Anti-aliasing I have to look into still. That should be fixed automatically when this is integrated properly in the renderer (which is the eventual goal)
Well that’s music to my ears You’re doing an incredible job already, keep up the great work!
You probably already know these, but just in case you don’t and possibly could inspire with more idea’s, here are two papers that I found very useful when I worked on my failed attempts, the first is an image based technique like yours:
And this one on the renderman repository site, look for the siggraph 2003 pdf, article ‘implementing a skin bssrdf or several’ by Cristophe Hery. That one was the basis for my random guess work: http://www.renderman.org/RMR/Publications/index.html
Anyway, once again, very good work brecht, can’t say enough about it really.
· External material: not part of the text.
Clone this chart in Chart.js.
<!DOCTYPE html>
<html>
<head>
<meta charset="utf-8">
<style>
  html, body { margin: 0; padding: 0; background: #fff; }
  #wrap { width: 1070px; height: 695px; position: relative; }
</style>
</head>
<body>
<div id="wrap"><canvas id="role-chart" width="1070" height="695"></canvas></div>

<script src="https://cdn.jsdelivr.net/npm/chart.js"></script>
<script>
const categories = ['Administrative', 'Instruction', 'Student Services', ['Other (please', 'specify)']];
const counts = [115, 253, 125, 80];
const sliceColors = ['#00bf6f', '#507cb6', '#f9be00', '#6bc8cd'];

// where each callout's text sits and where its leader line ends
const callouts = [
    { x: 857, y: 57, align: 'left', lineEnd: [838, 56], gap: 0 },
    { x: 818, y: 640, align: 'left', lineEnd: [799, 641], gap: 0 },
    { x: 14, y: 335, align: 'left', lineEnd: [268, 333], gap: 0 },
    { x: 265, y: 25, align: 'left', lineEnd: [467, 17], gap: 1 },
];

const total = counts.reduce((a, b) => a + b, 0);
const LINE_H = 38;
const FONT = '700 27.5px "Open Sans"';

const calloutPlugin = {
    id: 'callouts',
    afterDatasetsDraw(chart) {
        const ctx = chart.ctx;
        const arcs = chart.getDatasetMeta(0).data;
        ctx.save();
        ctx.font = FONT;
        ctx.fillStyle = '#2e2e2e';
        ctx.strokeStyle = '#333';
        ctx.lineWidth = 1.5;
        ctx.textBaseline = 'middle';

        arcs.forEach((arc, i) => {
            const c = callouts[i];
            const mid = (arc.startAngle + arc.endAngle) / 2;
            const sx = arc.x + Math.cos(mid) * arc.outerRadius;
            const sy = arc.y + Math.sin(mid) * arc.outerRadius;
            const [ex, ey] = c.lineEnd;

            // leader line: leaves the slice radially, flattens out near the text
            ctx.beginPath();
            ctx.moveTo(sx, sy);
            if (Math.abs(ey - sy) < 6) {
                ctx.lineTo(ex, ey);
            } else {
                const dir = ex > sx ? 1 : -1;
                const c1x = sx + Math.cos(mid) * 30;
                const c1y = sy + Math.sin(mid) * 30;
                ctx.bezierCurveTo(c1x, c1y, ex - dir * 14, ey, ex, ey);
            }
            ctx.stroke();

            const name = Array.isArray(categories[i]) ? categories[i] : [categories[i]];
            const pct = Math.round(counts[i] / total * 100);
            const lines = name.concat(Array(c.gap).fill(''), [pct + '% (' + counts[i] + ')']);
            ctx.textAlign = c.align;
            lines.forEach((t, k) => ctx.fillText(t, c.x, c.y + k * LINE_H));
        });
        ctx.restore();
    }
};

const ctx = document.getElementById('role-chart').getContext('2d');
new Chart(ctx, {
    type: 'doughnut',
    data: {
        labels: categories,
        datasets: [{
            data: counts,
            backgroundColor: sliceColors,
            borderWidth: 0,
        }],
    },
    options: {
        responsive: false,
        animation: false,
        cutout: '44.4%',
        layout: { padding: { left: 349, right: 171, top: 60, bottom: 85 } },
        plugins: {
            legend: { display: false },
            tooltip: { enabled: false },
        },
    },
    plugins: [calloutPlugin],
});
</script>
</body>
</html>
Just goes to show that actual math knowledge is good for something, and that randomly hacking, hoping it magically will all work somehow, is not going to cut it in the end
eeshlo,the paper you suggested is very good,but I think brecht is on the right way,the only thing that should be improved in MHO is the workflow(for a true usage in real scenes),for skin we need more than one layer,and some masking/weighting,even if it can be done using the compositor at full power,it can become daunting(How to do multi characters with different setting,or different settings for skin,eyes,and teeth without going mad?)
Just wanted to say, I’m amazed, specially because its a post process effect!!! and it runs super fast here, around 5 sec for an 800x600 image (default settings, just playing with presets)
great!
If just an “inverted Z” pass wouldn’t change the brightness in different positions to the cam :S
It would be perfect for Backscatter
Maybe you can bring the depth to equal, to get just the thickness, by using add/supstract or multiply/divide…
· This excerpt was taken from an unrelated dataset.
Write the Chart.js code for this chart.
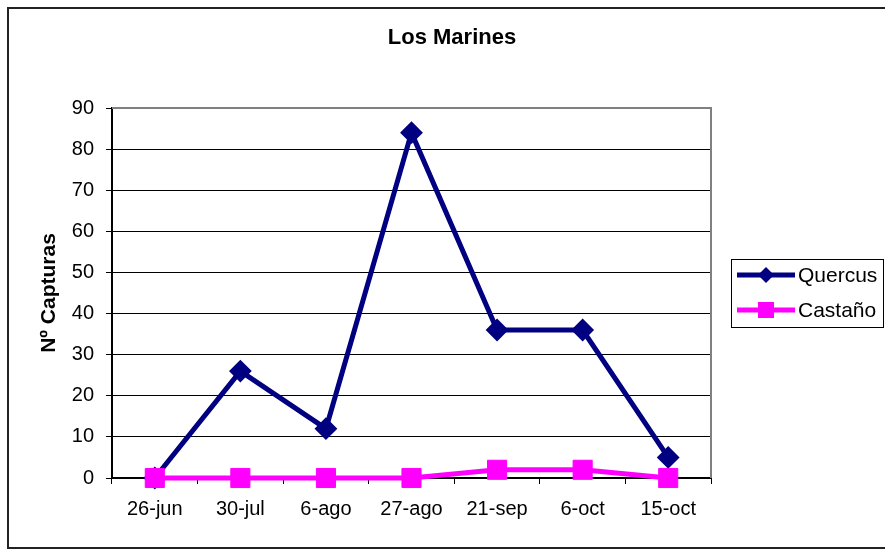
<!DOCTYPE html>
<html>
<head>
<meta charset="utf-8">
<title>Los Marines</title>
<script src="https://cdn.jsdelivr.net/npm/chart.js@4/dist/chart.umd.min.js"></script>
<style>
    html, body { margin: 0; padding: 0; background: #fff; }
    canvas { display: block; }
</style>
</head>
<body>
<canvas id="capturasChart" width="885" height="556"></canvas>
<script>
// Sampling dates and catch counts per trap type
const fechas = ['26-jun', '30-jul', '6-ago', '27-ago', '21-sep', '6-oct', '15-oct'];
const quercus = [0, 26, 12, 84, 36, 36, 5];
const castano = [0, 0, 0, 0, 2, 2, 0];

const tituloGrafico = 'Los Marines';
const tituloEjeY = 'Nº Capturas';

const NAVY = '#000080';
const MAGENTA = '#FF00FF';
const FONT = 'Liberation Sans, Arial, sans-serif';

// Outer frame, chart title, gray plot border and the boxed legend
const marcoPlugin = {
    id: 'marco',
    beforeDraw(chart) {
        const ctx = chart.ctx;
        ctx.save();
        ctx.fillStyle = '#fff';
        ctx.fillRect(0, 0, chart.width, chart.height);
        ctx.strokeStyle = '#222';
        ctx.lineWidth = 2;
        ctx.beginPath();
        ctx.moveTo(chart.width + 2, 8);
        ctx.lineTo(8, 8);
        ctx.lineTo(8, 548);
        ctx.lineTo(chart.width + 2, 548);
        ctx.stroke();

        ctx.fillStyle = '#000';
        ctx.font = 'bold 22px ' + FONT;
        ctx.textAlign = 'center';
        ctx.textBaseline = 'middle';
        ctx.fillText(tituloGrafico, 452, 38);
        ctx.restore();
    },
    beforeDatasetsDraw(chart) {
        const ctx = chart.ctx;
        const area = chart.chartArea;
        ctx.save();
        ctx.strokeStyle = '#808080';
        ctx.lineWidth = 2;
        ctx.beginPath();
        ctx.moveTo(area.left, area.top);
        ctx.lineTo(area.right, area.top);
        ctx.lineTo(area.right, area.bottom);
        ctx.stroke();
        ctx.restore();
    },
    afterDraw(chart) {
        const ctx = chart.ctx;
        ctx.save();
        ctx.strokeStyle = '#000';
        ctx.lineWidth = 1;
        ctx.strokeRect(731.5, 259.5, 152, 68);

        const filas = [275, 310];
        chart.data.datasets.forEach((ds, i) => {
            const y = filas[i];
            ctx.strokeStyle = ds.borderColor;
            ctx.lineWidth = 5;
            ctx.beginPath();
            ctx.moveTo(737, y);
            ctx.lineTo(795, y);
            ctx.stroke();

            ctx.fillStyle = ds.borderColor;
            ctx.beginPath();
            if (ds.pointStyle === 'rectRot') {
                ctx.moveTo(766 - 8, y);
                ctx.lineTo(766, y - 8);
                ctx.lineTo(766 + 8, y);
                ctx.lineTo(766, y + 8);
                ctx.closePath();
            } else {
                ctx.rect(766 - 8, y - 8, 16, 16);
            }
            ctx.fill();

            ctx.fillStyle = '#000';
            ctx.font = '21px ' + FONT;
            ctx.textAlign = 'left';
            ctx.textBaseline = 'middle';
            ctx.fillText(ds.label, 798, y + 1);
        });
        ctx.restore();
    }
};

const ctx = document.getElementById('capturasChart').getContext('2d');
const capturasChart = new Chart(ctx, {
    type: 'line',
    data: {
        labels: fechas,
        datasets: [
            {
                label: 'Quercus',
                data: quercus,
                borderColor: NAVY,
                backgroundColor: NAVY,
                borderWidth: 5,
                pointStyle: 'rectRot',
                pointRadius: 10,
                pointBorderWidth: 2,
                tension: 0,
                fill: false,
                clip: false,
                order: 2
            },
            {
                label: 'Castaño',
                data: castano,
                borderColor: MAGENTA,
                backgroundColor: MAGENTA,
                borderWidth: 5,
                pointStyle: 'rect',
                pointRadius: 13.5,
                pointBorderWidth: 1,
                tension: 0,
                fill: false,
                clip: false,
                order: 1
            }
        ]
    },
    options: {
        responsive: false,
        devicePixelRatio: 1,
        animation: false,
        layout: {
            padding: { left: 28, top: 108, right: 174, bottom: 20 }
        },
        plugins: {
            legend: { display: false },
            title: { display: false },
            tooltip: { enabled: false }
        },
        scales: {
            x: {
                offset: true,
                afterFit(scale) { scale.height = 58; },
                grid: {
                    offset: true,
                    drawOnChartArea: false,
                    drawTicks: true,
                    tickLength: 6,
                    tickColor: '#000'
                },
                border: { color: '#000', width: 2 },
                ticks: {
                    color: '#000',
                    padding: 13,
                    maxRotation: 0,
                    autoSkip: false,
                    font: { family: FONT, size: 20 }
                }
            },
            y: {
                min: 0,
                max: 90,
                afterFit(scale) { scale.width = 84; },
                grid: {
                    color: (c) => (c.tick && c.tick.value === 90 ? 'rgba(0,0,0,0)' : '#000'),
                    lineWidth: 1,
                    drawTicks: true,
                    tickLength: 6,
                    tickColor: '#000'
                },
                border: { color: '#000', width: 2 },
                ticks: {
                    stepSize: 10,
                    color: '#000',
                    padding: 12,
                    font: { family: FONT, size: 20 }
                },
                title: {
                    display: true,
                    text: tituloEjeY,
                    color: '#000',
                    padding: { top: 9, bottom: 0 },
                    font: { family: FONT, size: 21, weight: 'bold' }
                }
            }
        }
    },
    plugins: [marcoPlugin]
});
</script>
</body>
</html>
The effect looks soooo great!
good work
Using “selective gaussian blur” in the Gimp may be better because it doesn’t blur the fine detail in the skin texture image or the UV island limits, which if too blurred cause the background black to bleed in the seams. The greenish bands (3D stereo effect) also disappear.
i can’t understand how such a great thing is possible through a POST-effect… shouldn’t sss be calculated dirctly within the renderer during the calculation with light-rays. <- is this the difference between front- and back-scatter ?!?
:spin: - i can’t believe my eyes, that it’s a post-effect - :spin:
I applied your patch to today’s cvs on a Kubuntu 6.06.1 Amd64 system. I usually enable blenderplayer and the game engine. When I do that I get those build errors (without those enabled it builds fine):
Compiling ==> 'buildinfo.c'
Linking program ==> 'blender'
Linking program ==> 'blenderplayer'
build/linux2/lib/libnodes.a(CMP_scatter.o): In function `create_octree_points':CMP_scatter.c:(.text+0xfd4): undefined reference to `RE_scatter_map_screen_to_world'
:CMP_scatter.c:(.text+0x1006): undefined reference to `RE_scatter_get_pixel_area'
:CMP_scatter.c:(.text+0x1021): undefined reference to `RE_scatter_get_pixel_area'
build/linux2/lib/libnodes.a(CMP_scatter.o): In function `node_composit_exec_scatter':CMP_scatter.c:(.text+0x1533): undefined reference to `RE_scatter_init'
:CMP_scatter.c:(.text+0x1588): undefined reference to `RE_scatter_init'
:CMP_scatter.c:(.text+0x1bdb): undefined reference to `RE_scatter_init'
:CMP_scatter.c:(.text+0x1c81): undefined reference to `RE_scatter_map_screen_to_world'
collect2: ld returned 1 exit status
scons: *** [build/linux2/bin/blenderplayer] Error 1
scons: building terminated because of errors.
I don’t know if this is interesting to you at this early stage, but in case it is, I thought I’d mention it.
Now I’m off going to play with this shiny new node.
eeshlo, I based my first implementation on these papers (the code is still in the patch, but uncommented). With a tree structure however you do not have to worry about setting the number of samples to avoid noise, just setting error to 0.1 seems to work in all cases I tested, whereas otherwise the number of samples may need to be very high, require user tweaking, depending on the geometry and blurring radius.
renderdemon, I fully agree the compositor is not the right way to integrate this, it was just the easiest way for debugging etc. The goal is to have it as part of the renderer.
Sanne, seems only blenderplayer that is failing to compile, so you can still use blender, but this will be fixed in the next version of the patch.
oodmb, that’s one of those limitations of having it as a post process node.
I was all ready to poo-poo this because it was a post effect, but holy crap that looks nice. And, in imagery, if it looks nice it is nice. I’d like to see it integrated into a scene and see how it looks though.
brecht, yes, I just disabled blenderplayer (and gameengine also) and recompiled successfully. I just wanted to make sure you know about this.
I played a bit with the sss node by now and wow, boys’n’girls, this is good stuff! Thanks again. I’m looking forward to following the further development.
The node works very well, but I’m curious why it’s not a material node and why it takes five seconds to render on ZanQdo and twenty minutes on my computer? Once I’m able to get this to work faster, I’m going to use it all the time =)
EDIT: Oops… I was using a stupid node setup. I checked your screenshots and got it to work properly and faster.
I think the 3delight renderman people implemented the SSS equations from the BSSRDF paper. They made a subsurface() function call to make it easy to write SSS shaders. All you do is basically call the function and add the result to your standard BRDF equation. It supports the parameters in the BSSRDF paper as attributes. I plugged in some values for skin and tweaked them a little to get this:
This is a 600x600 image and it took 20 seconds to render, fully antialiased - it should support animation too. I’m really hoping to get my 3delight script finished soon so you guys can play with it. Yet again I should apologise for taking so long. I just want to get it right and let’s face it, I’m not Cambo who can knock scripts out in a week or so.
I actually like the idea of the post-process effect. If it’s faster than rendering, it would be much easier to tweak. The more I use compositing, the less I want to wait on the renderers churning away at images.